[arin-ppml] Draft Policy ARIN-2016-5: Post-IPv4-Free-Pool-Depletion Transfer Policy

Scott Leibrand scottleibrand at gmail.com
Fri Jun 24 10:08:58 EDT 2016


Mike,
I think you're misunderstanding the intent here. This very simple "operational use" clause, that doesn't interfere with *any* legitimate transfers, is all that should be needed to prevent financial speculation, and allow us to dramatically simplify the needs test, or even remove it entirely in some cases (like the /24 for new entrants). Unless you see some actual harm that the clause would do, please just consider it "insurance" against an unlikely event that some people are concerned about, so we can move on to actually simplifying the rest of the policy. 

-Scott




On Fri, Jun 24, 2016 at 8:59 AM -0500, "Mike Burns" <mike at iptrading.com> wrote:












   I do believe such a provision would have significant teeth with respect to inhibiting
   IP address blocks as a viable large scale investment opportunity.   While those 
   of questionable repute may want work around such provisions, it would be rather
   difficult to establish a formal vehicle (i.e. fund) for investment in IP resource blocks 
   based on a requirement for the necessary representations and the associated risk 
   of loss of the entire investment in cases of fraud.   Other than that circumstance, 
   I agree that it would be fairly straightforward for most operating companies to make
   reasonable representations based on anticipated needs without significant concern.

Thanks!
/John


Now the boogeyman has morphed into a hypothetical formal investment fund for IPv4 addresses. Despite zero evidence of anybody buying addresses and then reselling them for profit, we are asked to include this non-operational chaff in the NRPM. Despite an atomized supply, despite anti-flip provisions, despite IPv6 in the offing.  I wonder again what is keeping this fictional investment fund from opening a RIPE LIR and buying all they want? 
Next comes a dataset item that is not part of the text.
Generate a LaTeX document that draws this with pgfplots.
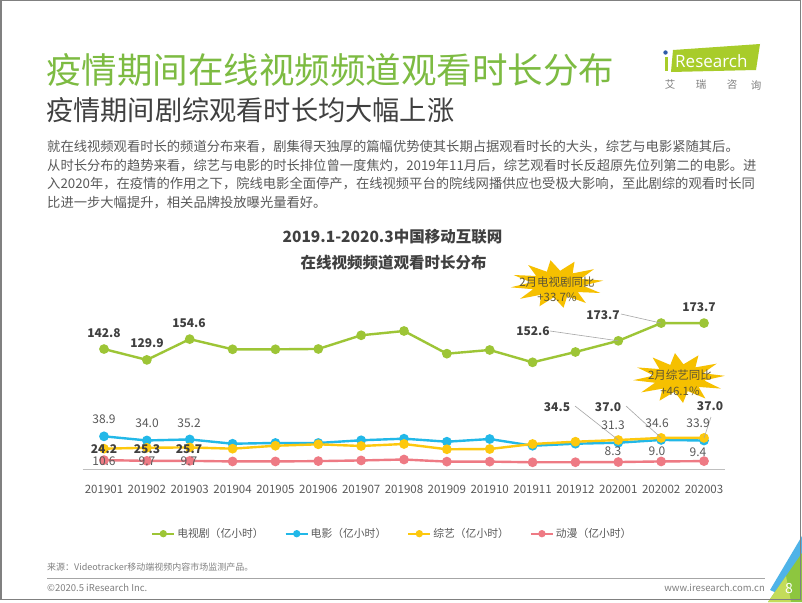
\documentclass[border=0pt]{standalone}
\usepackage{fontspec}
\setmainfont{Noto Sans CJK SC}
\newfontfamily\logofont{Open Sans}
\usepackage{pgfplots}
\pgfplotsset{compat=1.18}
\usepackage{pgfplotstable}
\usetikzlibrary{shapes.geometric}

\definecolor{titlegreen}{HTML}{7DBB42}
\definecolor{tvgreen}{HTML}{9DC536}
\definecolor{filmblue}{HTML}{22B8E8}
\definecolor{varyellow}{HTML}{FDC80E}
\definecolor{animered}{HTML}{EE7A84}
\definecolor{stargold}{HTML}{F6C000}
\definecolor{startext}{HTML}{5E5535}
\definecolor{txtdark}{HTML}{404040}
\definecolor{txtgray}{HTML}{595959}
\definecolor{lightgray}{HTML}{808080}
\definecolor{axisgray}{HTML}{BFBFBF}
\definecolor{leadgray}{HTML}{A6A6A6}
\definecolor{logogreen}{HTML}{A8CC2A}
\definecolor{logoblue}{HTML}{2E5AA8}
\definecolor{cornerblue}{HTML}{4FB3E8}
\definecolor{cornergreen}{HTML}{8DC63F}
\definecolor{cornerlight}{HTML}{C3DC5A}

% month index, TV drama, film, variety, anime (100 million hours)
\pgfplotstableread{
x  tv     film  variety anime
0  142.8  38.9  24.2    10.6
1  129.9  34.0  25.3    9.7
2  154.6  35.2  25.7    9.7
3  142.5  30.1  24.2    9.0
4  142.5  31.0  27.7    9.0
5  142.9  31.0  29.4    9.4
6  159.2  34.2  27.4    10.2
7  164.3  36.1  29.8    11.3
8  137.3  32.5  23.5    8.8
9  141.7  35.7  23.8    8.8
10 127.0  27.7  29.8    8.0
11 139.3  30.1  32.5    8.1
12 152.6  31.3  34.5    8.3
13 173.7  34.6  37.0    9.0
14 173.7  33.9  37.0    9.4
}\datatab

\begin{document}
\begin{tikzpicture}
\begin{scope}[x=1pt,y=-1pt]
\path[use as bounding box] (0,0) rectangle (802,602);
\fill[white] (0,0) rectangle (802,602);

% header
\node[anchor=west,inner sep=0,text=titlegreen,font=\fontsize{35.5}{40}\selectfont] at (46,70) {疫情期间在线视频频道观看时长分布};
\node[anchor=west,inner sep=0,text=txtdark,font=\fontsize{27.2}{30}\selectfont] at (46,110) {疫情期间剧综观看时长均大幅上涨};
\begin{scope}[every node/.style={anchor=west,inner sep=0,text=txtgray,font=\fontsize{13.3}{16}\selectfont}]
\node at (47,147) {就在线视频观看时长的频道分布来看，剧集得天独厚的篇幅优势使其长期占据观看时长的大头，综艺与电影紧随其后。};
\node at (47,165.5) {从时长分布的趋势来看，综艺与电影的时长排位曾一度焦灼，2019年11月后，综艺观看时长反超原先位列第二的电影。进};
\node at (47,184) {入2020年，在疫情的作用之下，院线电影全面停产，在线视频平台的院线网播供应也受极大影响，至此剧综的观看时长同};
\node at (47,202.5) {比进一步大幅提升，相关品牌投放曝光量看好。};
\end{scope}

% logo
\fill[logogreen] (673,50) -- (760,44) -- (756,70) -- (671,72) -- cycle;
\fill[logogreen] (664.5,57) rectangle (668,71);
\fill[logoblue] (665.5,52.5) circle (2.2);
\node[anchor=west,inner sep=0,text=white,font=\logofont\fontsize{17}{20}\selectfont] at (675,61) {Research};
\begin{scope}[every node/.style={inner sep=0,text=lightgray,font=\fontsize{10.5}{12}\selectfont}]
\node at (670,85) {艾};
\node at (701,85) {瑞};
\node at (732,85) {咨};
\node at (756,85) {询};
\end{scope}

% chart title
\node[inner sep=0,text=txtdark,font=\bfseries\fontsize{15.5}{18}\selectfont] at (392.5,237) {2019.1-2020.3中国移动互联网};
\node[inner sep=0,text=txtdark,font=\bfseries\fontsize{15.5}{18}\selectfont] at (393.5,263) {在线视频频道观看时长分布};

% starbursts
\begin{scope}[shift={(557,284)},xscale=1.95]
\node[star,star points=12,star point ratio=1.8,minimum size=48pt,inner sep=0,fill=stargold,transform shape,rotate=8] {};
\end{scope}
\begin{scope}[shift={(679,378)},xscale=1.84]
\node[star,star points=12,star point ratio=1.8,minimum size=50pt,inner sep=0,fill=stargold,transform shape,rotate=5] {};
\end{scope}
\begin{scope}[every node/.style={inner sep=0,text=startext,font=\fontsize{11.5}{13}\selectfont}]
\node at (557,282) {2月电视剧同比};
\node at (557,297) {+33.7\%};
\node at (680,375) {2月综艺同比};
\node at (680,391) {+46.1\%};
\end{scope}
\end{scope}

\begin{axis}[
  at={(82.57pt,-469pt)}, anchor=south west,
  scale only axis, width=642.86pt, height=168pt,
  xmin=-0.5, xmax=14.5, ymin=0, ymax=200,
  axis x line*=bottom, axis y line=none,
  axis line style={draw=axisgray,line width=0.9pt},
  xtick={0,...,14},
  xticklabels={201901,201902,201903,201904,201905,201906,201907,201908,201909,201910,201911,201912,202001,202002,202003},
  xtick style={draw=none},
  xticklabel style={font=\fontsize{11.5}{13}\selectfont,text=txtgray,yshift=-13pt},
  ytick=\empty,
  clip=false,
  every axis plot/.append style={line width=2.4pt, mark=*, mark size=3.6pt},
  legend columns=4,
  legend style={at={(0.482,-0.385)},anchor=center,draw=none,fill=none,
    font=\fontsize{10.8}{12}\selectfont,text=txtgray,inner sep=0pt,
    /tikz/every even column/.append style={column sep=19pt}},
  legend image code/.code={\draw[#1,line width=2pt,mark size=2.6pt,mark repeat=2,mark phase=2] plot coordinates {(0pt,0pt) (11pt,0pt) (22pt,0pt)};},
]
\addplot[color=tvgreen] table[x=x,y=tv] {\datatab};
\addlegendentry{电视剧（亿小时）}
\addplot[color=filmblue] table[x=x,y=film] {\datatab};
\addlegendentry{电影（亿小时）}
\addplot[color=varyellow] table[x=x,y=variety] {\datatab};
\addlegendentry{综艺（亿小时）}
\addplot[color=animered] table[x=x,y=anime] {\datatab};
\addlegendentry{动漫（亿小时）}
\coordinate (tv12) at (axis cs:12,152.6);
\coordinate (tv13) at (axis cs:13,173.7);
\coordinate (va12) at (axis cs:12,34.5);
\coordinate (va13) at (axis cs:13,37.0);
\coordinate (va14) at (axis cs:14,37.0);
\end{axis}

\begin{scope}[x=1pt,y=-1pt]
% leader lines
\draw[leadgray,line width=0.6pt] (550,331) -- (tv12);
\draw[leadgray,line width=0.6pt] (621,314) -- (tv13);
\draw[leadgray,line width=0.6pt] (575,406) -- (va12);
\draw[leadgray,line width=0.6pt] (626,406) -- (va13);
\draw[leadgray,line width=0.6pt] (711,417) -- (va14);

% data labels
\begin{scope}[every node/.style={inner sep=0,text=txtdark,font=\bfseries\fontsize{12}{14}\selectfont}]
\node at (104,333) {142.8};
\node at (147,343) {129.9};
\node at (189,323) {154.6};
\node at (533,331) {152.6};
\node at (603,315) {173.7};
\node at (699,307) {173.7};
\node at (104,449) {24.2};
\node at (147,449) {25.3};
\node at (189,449) {25.7};
\node at (557,407) {34.5};
\node at (608,407) {37.0};
\node at (710,406) {37.0};
\end{scope}
\begin{scope}[every node/.style={inner sep=0,text=txtgray,font=\fontsize{12}{14}\selectfont}]
\node at (104,419) {38.9};
\node at (147,423) {34.0};
\node at (189,423) {35.2};
\node at (613,425) {31.3};
\node at (657,423) {34.6};
\node at (698,423) {33.9};
\node at (104,461) {10.6};
\node at (147,461) {9.7};
\node at (189,461) {9.7};
\node at (613,451) {8.3};
\node at (657,451) {9.0};
\node at (698,452) {9.4};
\end{scope}

% footer
\node[anchor=west,inner sep=0,text=lightgray,font=\fontsize{9}{11}\selectfont] at (47,567) {来源：Videotracker移动端视频内容市场监测产品。};
\draw[leadgray,line width=0.8pt] (47,578) -- (765,578);
\node[anchor=west,inner sep=0,text=lightgray,font=\fontsize{9.5}{11}\selectfont] at (47,588) {©2020.5 iResearch Inc.};
\node[anchor=east,inner sep=0,text=lightgray,font=\fontsize{9.5}{11}\selectfont] at (765,588) {www.iresearch.com.cn};

% corner decoration
\fill[cornerblue] (802,536) -- (802,556) -- (779,594) -- (770,590) -- cycle;
\fill[cornergreen] (802,553) -- (802,602) -- (768,602) -- cycle;
\fill[cornerlight] (768,602) -- (786,576) -- (791,602) -- cycle;
\node[inner sep=0,text=white,font=\fontsize{14}{16}\selectfont] at (789,588) {8};

% frame
\draw[lightgray,line width=1.5pt] (0.75,0.75) rectangle (800.5,599.5);
\end{scope}
\end{tikzpicture}
\end{document}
For what it's worth, there are active buyers today seeking to acquire millions of addresses which they desperately need for their operational networks and planned growth. Guess what, despite having the largest warchests around, they can't find sellers capable of meeting their needs. Why do you think a fund would have any more luck? Where is your evidence that 8.5.2 would have significant teeth regarding its inhibiting effect on viable large scale investments in ipv4? Is this just your opinion?

John, people can have different views on whether IP blocks should be treated as other commodities, and thus hedged, invested in, or speculated on. There is no need to cast aspersions on those who have this view, and your language about "questionable repute" goes beyond policy advice and veers into policy partisanship.